In the Cloud Director UI, you may encounter an issue where IP Spaces display a "Critical" general status. When this occurs, you are unable to perform modifications, such as changing or adding new IP ranges to the affected IP Space.
NSX-T
This issue is caused by a configuration conflict. A static route is being advertised from NSX-T that uses the same CIDR as the IP Space configured in Cloud Director. This results in overlapping IP addresses, which Cloud Director identifies as a critical error, locking the configuration.
To resolve this conflict, you must temporarily disable route advertisement in NSX-T to "unlock" the configuration in Cloud Director, make your intended change, and then re-enable route advertisement.
Log in to the NSX-T UI and navigate to the T1 gateway backing the Cloud Director Edge Gateway.
Go to the Route Advertisement settings for the T1 gateway.
Temporarily disable advertisement for static routes. You can typically do this in one of two ways:
Disable the All Static Routes toggle.
Alternatively, go to Set Route Advertisement Rules, Edit the relevant rule, and uncheck Static Routes.
Log in to the Cloud Director UI.
Navigate to Edge Gateways and select the affected edge. Refresh the webpage.
Verify that route advertisement for the conflicting network has been removed.

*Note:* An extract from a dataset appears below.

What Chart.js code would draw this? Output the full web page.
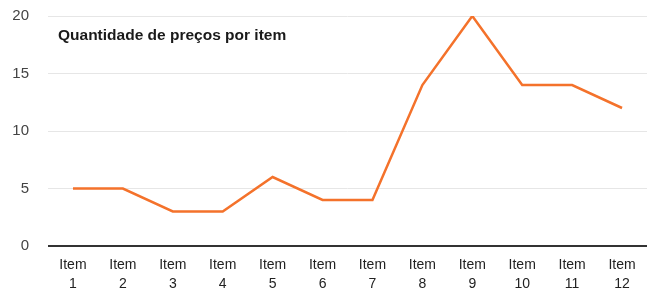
<!DOCTYPE html>
<html>
<head>
<meta charset="utf-8">
<script src="https://cdn.jsdelivr.net/npm/chart.js@4/dist/chart.umd.min.js"></script>
<style>
  html, body { margin: 0; padding: 0; background: #fff; }
  #wrap { width: 651px; height: 295px; }
</style>
</head>
<body>
<div id="wrap"><canvas id="chart" width="651" height="295"></canvas></div>
<script>
// data
var categories = [["Item", "1"], ["Item", "2"], ["Item", "3"], ["Item", "4"], ["Item", "5"], ["Item", "6"],
    ["Item", "7"], ["Item", "8"], ["Item", "9"], ["Item", "10"], ["Item", "11"], ["Item", "12"]];
var precos = [5, 5, 3, 3, 6, 4, 4, 14, 20, 14, 14, 12];
var yTicks = [0, 5, 10, 15, 20];
var chartTitle = "Quantidade de preços por item";

// title drawn inside the plot area, top left
var innerTitle = {
    id: "innerTitle",
    afterDraw: function (chart) {
        var ctx = chart.ctx;
        ctx.save();
        ctx.font = "bold 15.5px 'Liberation Sans', Arial, sans-serif";
        ctx.fillStyle = "#1a1a1a";
        ctx.textBaseline = "middle";
        ctx.fillText(chartTitle, 58, 36);
        ctx.restore();
    }
};

new Chart(document.getElementById("chart"), {
    type: "line",
    data: {
        labels: categories,
        datasets: [
            {
                label: chartTitle,
                data: precos,
                borderColor: "#f4722b",
                borderWidth: 2.5,
                pointRadius: 0,
                tension: 0,
                fill: false,
            },
        ],
    },
    options: {
        responsive: false,
        animation: false,
        layout: { padding: { top: 16, right: 4, left: 0, bottom: 0 } },
        plugins: {
            legend: { display: false },
            title: { display: false },
            tooltip: { enabled: false },
        },
        scales: {
            x: {
                offset: true,
                grid: { display: false, drawTicks: false },
                border: { display: false },
                ticks: {
                    color: "#222",
                    padding: 9,
                    maxRotation: 0,
                    autoSkip: false,
                    font: { family: "'Liberation Sans', Arial, sans-serif", size: 14, lineHeight: 1.4 },
                },
                afterFit: function (scale) {
                    scale.height = 49;
                    scale.paddingLeft = 0;
                    scale.paddingRight = 0;
                },
            },
            y: {
                min: 0,
                max: 20,
                afterBuildTicks: function (scale) {
                    scale.ticks = yTicks.map(function (v) { return { value: v }; });
                },
                grid: {
                    drawTicks: false,
                    color: function (c) { return c.tick && c.tick.value === 0 ? "#333" : "#e6e6e6"; },
                    lineWidth: function (c) { return c.tick && c.tick.value === 0 ? 2 : 1; },
                },
                border: { display: false },
                ticks: {
                    color: "#444",
                    padding: 19,
                    font: { family: "'Liberation Sans', Arial, sans-serif", size: 15 },
                },
                afterFit: function (scale) {
                    scale.width = 48;
                    scale.paddingTop = 0;
                    scale.paddingBottom = 0;
                },
            },
        },
    },
    plugins: [innerTitle],
});
</script>
</body>
</html>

You can check this in two locations within the edge gateway's settings:
Routing > Route Advertisement: The conflicting subnet should no longer appear under Advertised Subnet.
Routing > Static Routes: The Route Advertised column for the static route should now show a value of Inactive.
With the advertisement disabled, perform the action that was previously blocked (e.g., change the provider gateway for the edge, or modify the IP Space ranges).
Return to the NSX-T UI.
Re-enable the route advertisement settings that you disabled in step 3.
Return to the Cloud Director UI and refresh the edge gateway page.
Verify that route advertisement for the network is visible again in Cloud Director and that the IP Space status returns to "Normal".